— Begin RECORDS SUPPLIED —

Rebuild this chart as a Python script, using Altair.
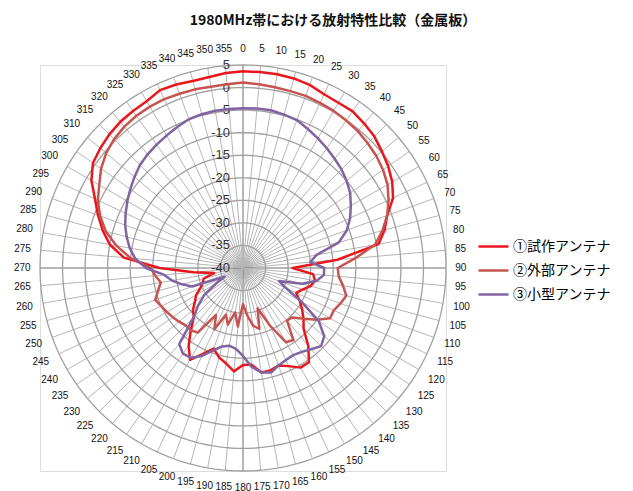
import altair as alt
import numpy as np
import pandas as pd

TITLE = "1980MHz帯における放射特性比較（金属板）"
SERIES_NAMES = ["①試作アンテナ", "②外部アンテナ", "③小型アンテナ"]
SERIES_COLORS = ["#e9161c", "#c75350", "#8064a2"]

# measurement angles (degrees, clockwise from top)
ANGLES = list(range(0, 360, 5))

# gain readings in dB, one per angle
PROTOTYPE = [
    3.6, 3.6, 3.6, 3.5, 3.2, 2.5, 2.3, 2.4, 1.8, 1.2, 0.2, -0.7,
    -1.8, -3.3, -6.0, -7.5, -9.5, -19.0, -29.0, -24.4, -23.8, -24.5, -26.0, -27.0,
    -25.5, -24.0, -22.5, -21.0, -17.5, -14.5, -14.5, -16.0, -17.0, -16.5, -16.5, -18.5,
    -18.5, -17.0, -18.5, -19.5, -21.0, -19.0, -16.5, -19.0, -22.0, -24.6, -25.5, -27.0,
    -28.0, -29.6, -30.5, -31.0, -33.5, -29.0, -21.5, -13.5, -10.0, -7.8, -5.8, -3.8,
    -1.2, 0.6, 1.3, 1.9, 2.3, 2.5, 2.7, 3.5, 3.3, 2.9, 3.0, 3.4,
]
EXTERNAL = [
    1.1, 0.9, 0.7, 0.6, 0.6, 0.4, 0.2, -0.1, -0.4, -0.9, -1.4, -2.1,
    -3.0, -4.4, -6.0, -8.0, -10.3, -15.0, -19.0, -18.7, -17.5, -16.3, -17.0, -17.8,
    -17.7, -20.0, -22.5, -24.5, -24.8, -20.5, -21.0, -26.0, -30.5, -26.0, -27.0, -29.5,
    -32.0, -27.0, -30.0, -27.0, -29.0, -25.0, -28.0, -22.5, -22.0, -22.0, -21.5, -21.0,
    -20.5, -20.0, -19.3, -20.5, -21.5, -20.5, -19.5, -15.0, -11.5, -8.5, -6.3, -4.5,
    -3.2, -1.6, -0.4, 0.4, 0.9, 1.2, 1.3, 1.3, 1.1, 1.0, 0.8, 0.9,
]
COMPACT = [
    -4.6, -4.5, -4.5, -4.8, -5.1, -6.0, -6.8, -7.6, -8.4, -9.1, -10.0, -11.0,
    -12.4, -13.8, -15.5, -18.0, -23.5, -25.0, -22.0, -22.0, -23.5, -26.5, -31.5, -29.5,
    -25.0, -19.5, -16.5, -15.5, -16.5, -17.3, -17.7, -17.5, -17.0, -16.0, -16.5, -18.0,
    -20.5, -22.0, -22.5, -22.0, -20.5, -18.5, -17.0, -16.8, -18.0, -24.5, -27.0, -29.5,
    -33.0, -35.5, -28.0, -26.0, -24.0, -22.5, -18.5, -16.0, -14.5, -13.3, -12.2, -11.3,
    -10.4, -9.5, -8.6, -7.7, -7.1, -6.6, -6.1, -5.5, -4.9, -4.7, -4.6, -4.6,
]

# radial axis (dB), centre of the plot is the floor value
RING_VALUES = [5, 0, -5, -10, -15, -20, -25, -30, -35]
RING_LABELS = ["5", "0", "-5", "-10", "-15", "-20", "-25", "-30", "-35", "-40"]
RING_LABEL_VALUES = [5, 0, -5, -10, -15, -20, -25, -30, -35, -40]
FLOOR = -40
TOP = 5
SPAN = TOP - FLOOR

SIZE = 406
PX_PER_UNIT = SIZE / (2 * SPAN)

# ---- tables -------------------------------------------------------------
curve_rows = []
for name, vals in zip(SERIES_NAMES, [PROTOTYPE, EXTERNAL, COMPACT]):
    for a, v in zip(ANGLES + [360], vals + vals[:1]):
        curve_rows.append({"series": name, "angle": a, "gain": v})
curves = pd.DataFrame(curve_rows)

ring_angles = np.arange(0, 361, 2)
rings = pd.DataFrame(
    [{"ring": rv, "angle": int(a), "gain": rv} for rv in RING_VALUES for a in ring_angles]
)

spokes = pd.DataFrame({"angle": ANGLES})
spokes["major"] = (spokes["angle"] % 90 == 0).astype(int)

angle_labels = pd.DataFrame({"angle": ANGLES, "label": [str(a) for a in ANGLES]})
radial_labels = pd.DataFrame({"gain": RING_LABEL_VALUES, "label": RING_LABELS})

# ---- scales -------------------------------------------------------------
xs = alt.Scale(domain=[-SPAN, SPAN], nice=False, zero=False)
ys = alt.Scale(domain=[-SPAN, SPAN], nice=False, zero=False)


def polar(chart):
    return chart.transform_calculate(
        r=f"datum.gain - ({FLOOR})"
    ).transform_calculate(
        x="datum.r * sin(datum.angle * PI / 180)",
        y="datum.r * cos(datum.angle * PI / 180)",
    )


ring_layer = polar(alt.Chart(rings)).mark_line(
    color="#a0a0a0", strokeWidth=1.3
).encode(
    x=alt.X("x:Q", scale=xs, axis=None),
    y=alt.Y("y:Q", scale=ys, axis=None),
    detail="ring:N",
    order="angle:Q",
)

spoke_layer = alt.Chart(spokes).transform_calculate(
    x0="0", y0="0",
    x1=f"{SPAN} * sin(datum.angle * PI / 180)",
    y1=f"{SPAN} * cos(datum.angle * PI / 180)",
).mark_rule(strokeWidth=1).encode(
    x=alt.X("x0:Q", scale=xs, axis=None),
    y=alt.Y("y0:Q", scale=ys, axis=None),
    x2="x1:Q",
    y2="y1:Q",
    color=alt.condition(alt.datum.major == 1, alt.value("#6e6e6e"), alt.value("#b5b5b5")),
)

curve_layer = polar(alt.Chart(curves)).mark_line(
    strokeWidth=2.5, strokeJoin="round"
).encode(
    x=alt.X("x:Q", scale=xs, axis=None),
    y=alt.Y("y:Q", scale=ys, axis=None),
    color=alt.Color(
        "series:N",
        scale=alt.Scale(domain=SERIES_NAMES, range=SERIES_COLORS),
        legend=alt.Legend(
            title=None,
            orient="none",
            legendX=437,
            legendY=165,
            symbolType="stroke",
            symbolSize=900,
            symbolStrokeWidth=2.5,
            labelFont="Noto Sans CJK JP",
            labelFontSize=14,
            labelColor="#000000",
            labelOffset=3,
            rowPadding=-7,
            padding=0,
        ),
    ),
    order="angle:Q",
)

angle_text = alt.Chart(angle_labels).transform_calculate(
    s="sin(datum.angle * PI / 180)",
    c="cos(datum.angle * PI / 180)",
).transform_calculate(
    rl=f"{SPAN} + (9 + length(datum.label) * 2.9 * abs(datum.s) + 7.5 * abs(datum.c)) / {PX_PER_UNIT}",
).transform_calculate(
    x="datum.rl * datum.s",
    y="datum.rl * datum.c",
).mark_text(
    font="Liberation Sans", fontSize=10, color="#111111", align="center", baseline="middle"
).encode(
    x=alt.X("x:Q", scale=xs, axis=None),
    y=alt.Y("y:Q", scale=ys, axis=None),
    text="label:N",
)

radial_text = alt.Chart(radial_labels).transform_calculate(
    x="0", y=f"datum.gain - ({FLOOR})"
).mark_text(
    font="Liberation Sans", fontSize=13, color="#333333", align="right", baseline="middle", dx=-13
).encode(
    x=alt.X("x:Q", scale=xs, axis=None),
    y=alt.Y("y:Q", scale=ys, axis=None),
    text="label:N",
)

chart = alt.layer(
    spoke_layer, ring_layer, radial_text, curve_layer, angle_text
).properties(
    width=SIZE,
    height=SIZE,
    autosize=alt.AutoSizeParams(type="none"),
    padding={"left": 40, "top": 65, "right": 187, "bottom": 20},
    title=alt.TitleParams(
        TITLE,
        font="Noto Sans CJK JP",
        fontSize=14,
        fontWeight="bold",
        color="#111111",
        anchor="middle",
        dx=90,
        dy=-12,
    ),
).configure_view(stroke=None).configure(background="white")

chart.save("out.html", embed_options={"renderer": "svg", "actions": False})
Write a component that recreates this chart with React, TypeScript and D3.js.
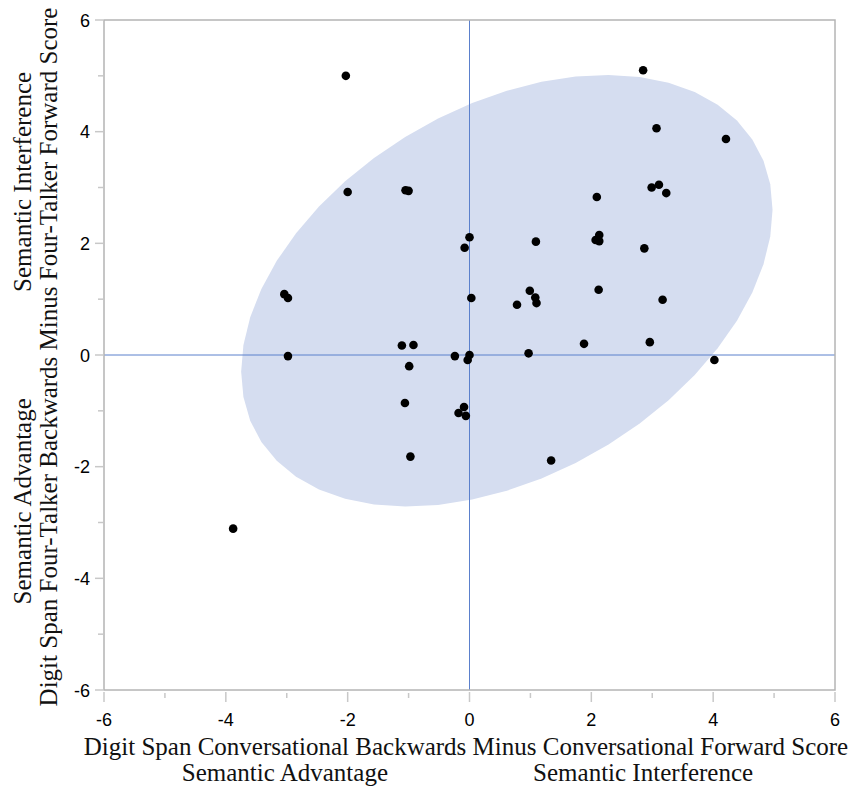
import React, { useEffect, useRef } from 'react'
import * as d3 from 'd3'

// conversational backwards minus forward (x) and four-talker backwards minus forward (y)
const xValues = [
  -2.03, -2.0, -1.05, -1.0, 2.09, 2.85, 3.07, 4.21, 2.99, 3.11, 3.23,
  -3.04, -2.98, -2.98, -1.11, -0.92, -0.99, 0.0, -0.08, 1.09, 2.13, 2.07,
  2.13, 0.03, 0.99, 1.08, 1.1, 0.78, 2.12, 1.88, 0.97, -0.24, 0.0, -0.03,
  2.87, 3.17, 2.96, 4.02, -1.06, -0.09, -0.18, -0.06, -0.97, 1.34, -3.88
]
const yValues = [
  5.0, 2.92, 2.95, 2.94, 2.83, 5.1, 4.06, 3.87, 3.0, 3.05, 2.9,
  1.09, 1.02, -0.02, 0.17, 0.18, -0.2, 2.11, 1.92, 2.03, 2.15, 2.06,
  2.04, 1.02, 1.15, 1.03, 0.93, 0.9, 1.17, 0.2, 0.03, -0.02, 0.0, -0.09,
  1.91, 0.99, 0.23, -0.09, -0.86, -0.93, -1.04, -1.09, -1.82, -1.89, -3.11
]
const majorTicks = [-6, -4, -2, 0, 2, 4, 6]
const minorTicks = [-5, -3, -1, 1, 3, 5]
const xTitle = 'Digit Span Conversational Backwards Minus Conversational Forward Score'
const yTitle = 'Digit Span Four-Talker Backwards Minus Four-Talker Forward Score'
const lowLabel = 'Semantic Advantage'
const highLabel = 'Semantic Interference'
const ellipseCoverage = 4.605 // chi-square(2) at 0.90

const width = 853
const height = 790
const margin = { left: 104, top: 20, right: 18, bottom: 100 }

function Chart() {
  const ref = useRef<SVGSVGElement | null>(null)

  useEffect(() => {
    const svg = d3.select(ref.current)
    svg.selectAll('*').remove()

    const x = d3.scaleLinear().domain([-6, 6]).range([margin.left, width - margin.right])
    const y = d3.scaleLinear().domain([-6, 6]).range([height - margin.bottom, margin.top])
    const fmt = (v: number) => String(v)

    const points = xValues.map((v, i) => ({ x: v, y: yValues[i] }))

    // density ellipse from mean + covariance
    const mx = d3.mean(points, d => d.x) as number
    const my = d3.mean(points, d => d.y) as number
    const n = points.length
    let sxx = 0, syy = 0, sxy = 0
    for (const p of points) {
      sxx += (p.x - mx) ** 2
      syy += (p.y - my) ** 2
      sxy += (p.x - mx) * (p.y - my)
    }
    sxx /= n - 1; syy /= n - 1; sxy /= n - 1
    const l11 = Math.sqrt(sxx)
    const l21 = sxy / l11
    const l22 = Math.sqrt(syy - l21 * l21)
    const c = Math.sqrt(ellipseCoverage)
    const ring = d3.range(0, 48).map(i => {
      const t = (i / 48) * 2 * Math.PI
      const u = Math.cos(t) * c, w = Math.sin(t) * c
      return [x(mx + l11 * u), y(my + l21 * u + l22 * w)] as [number, number]
    })
    svg.append('path')
      .attr('d', d3.line().curve(d3.curveLinearClosed)(ring))
      .attr('fill', '#d5ddf0')

    // reference lines at zero
    svg.append('line')
      .attr('x1', x(0)).attr('x2', x(0))
      .attr('y1', y(6)).attr('y2', y(-6))
      .attr('stroke', '#5b80cc').attr('stroke-width', 1)
    svg.append('line')
      .attr('x1', x(-6)).attr('x2', x(6))
      .attr('y1', y(0)).attr('y2', y(0))
      .attr('stroke', '#5b80cc').attr('stroke-width', 1)

    // frame
    svg.append('rect')
      .attr('x', x(-6)).attr('y', y(6))
      .attr('width', x(6) - x(-6)).attr('height', y(-6) - y(6))
      .attr('fill', 'none').attr('stroke', '#b4b4b4').attr('stroke-width', 1.5)

    // ticks
    const tickColor = '#c8c8c8'
    const gx = svg.append('g')
    gx.selectAll('line.major').data(majorTicks).join('line')
      .attr('x1', d => x(d)).attr('x2', d => x(d))
      .attr('y1', y(-6) + 2).attr('y2', y(-6) + 12)
      .attr('stroke', tickColor).attr('stroke-width', 1.5)
    gx.selectAll('line.minor').data(minorTicks).join('line')
      .attr('x1', d => x(d)).attr('x2', d => x(d))
      .attr('y1', y(-6) + 3).attr('y2', y(-6) + 8)
      .attr('stroke', tickColor).attr('stroke-width', 1.5)
    gx.selectAll('text').data(majorTicks).join('text')
      .attr('x', d => x(d)).attr('y', y(-6) + 36)
      .attr('text-anchor', 'middle')
      .attr('font-family', 'Liberation Sans, Arial, sans-serif')
      .attr('font-size', 18)
      .text(fmt)

    const gy = svg.append('g')
    gy.selectAll('line.major').data(majorTicks).join('line')
      .attr('x1', x(-6) - 9).attr('x2', x(-6) - 1)
      .attr('y1', d => y(d)).attr('y2', d => y(d))
      .attr('stroke', tickColor).attr('stroke-width', 1.5)
    gy.selectAll('line.minor').data(minorTicks).join('line')
      .attr('x1', x(-6) - 6).attr('x2', x(-6) - 1)
      .attr('y1', d => y(d)).attr('y2', d => y(d))
      .attr('stroke', tickColor).attr('stroke-width', 1.5)
    gy.selectAll('text').data(majorTicks).join('text')
      .attr('x', x(-6) - 14).attr('y', d => y(d) + 6.5)
      .attr('text-anchor', 'end')
      .attr('font-family', 'Liberation Sans, Arial, sans-serif')
      .attr('font-size', 18)
      .text(fmt)

    // points
    svg.append('g').selectAll('circle').data(points).join('circle')
      .attr('cx', d => x(d.x)).attr('cy', d => y(d.y))
      .attr('r', 4.3).attr('fill', '#000')

    // axis titles
    const serif = 'Liberation Serif, Times New Roman, serif'
    const title = (sel: any) => sel.attr('font-family', serif).attr('font-size', 25).attr('fill', '#111')

    title(svg.append('text'))
      .attr('x', 466).attr('y', 755).attr('text-anchor', 'middle').text(xTitle)
    title(svg.append('text'))
      .attr('x', x(-3.03)).attr('y', 781).attr('text-anchor', 'middle').text(lowLabel)
    title(svg.append('text'))
      .attr('x', x(2.85)).attr('y', 781).attr('text-anchor', 'middle').text(highLabel)

    title(svg.append('text'))
      .attr('transform', `translate(57,357) rotate(-90)`)
      .attr('text-anchor', 'middle').text(yTitle)
    title(svg.append('text'))
      .attr('transform', `translate(31,${y(3.1)}) rotate(-90)`)
      .attr('text-anchor', 'middle').text(highLabel)
    title(svg.append('text'))
      .attr('transform', `translate(31,${y(-2.62)}) rotate(-90)`)
      .attr('text-anchor', 'middle').text(lowLabel)
  }, [])

  return <svg ref={ref} width={width} height={height} style={{ position: 'absolute', left: 0, top: 0, background: '#fff' }} />
}

export default function App() {
  return <Chart />
}
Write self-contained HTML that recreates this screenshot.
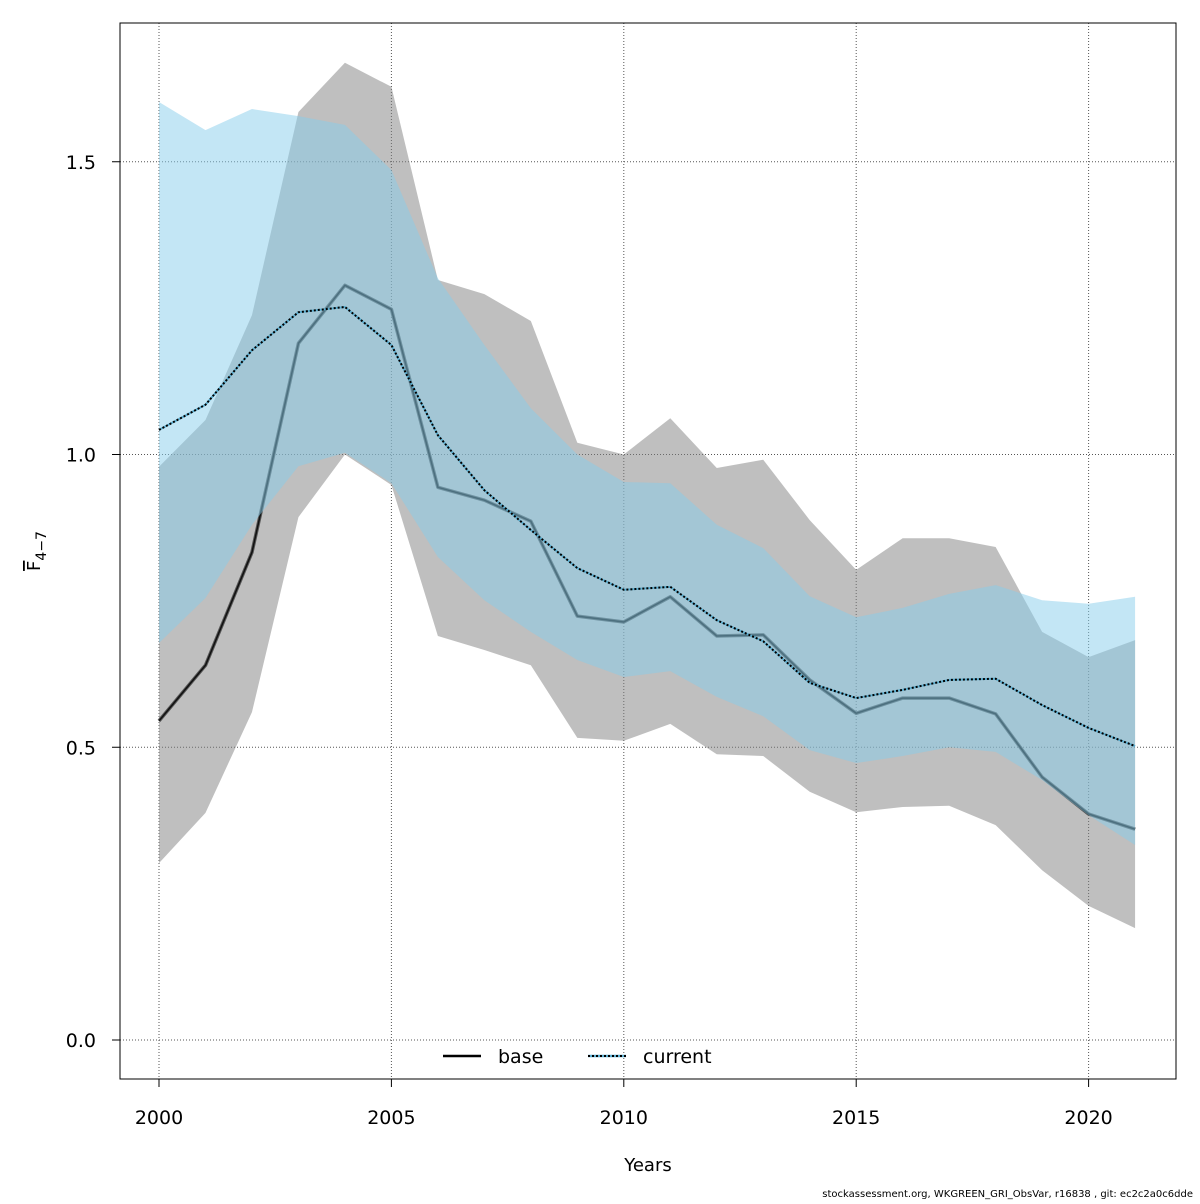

— End RECORDS SUPPLIED —

TASK INSTRUCTIONS — Keep the images out of the copy. Repeat word for word only the lines from the one containing "Write a component" through the one containing "import * as d3 from 'd3'", both ends included.

SOLVED EXERCISE —
Write a component that recreates this chart with React, TypeScript and D3.js.
import React, { useEffect, useRef } from 'react'
import * as d3 from 'd3'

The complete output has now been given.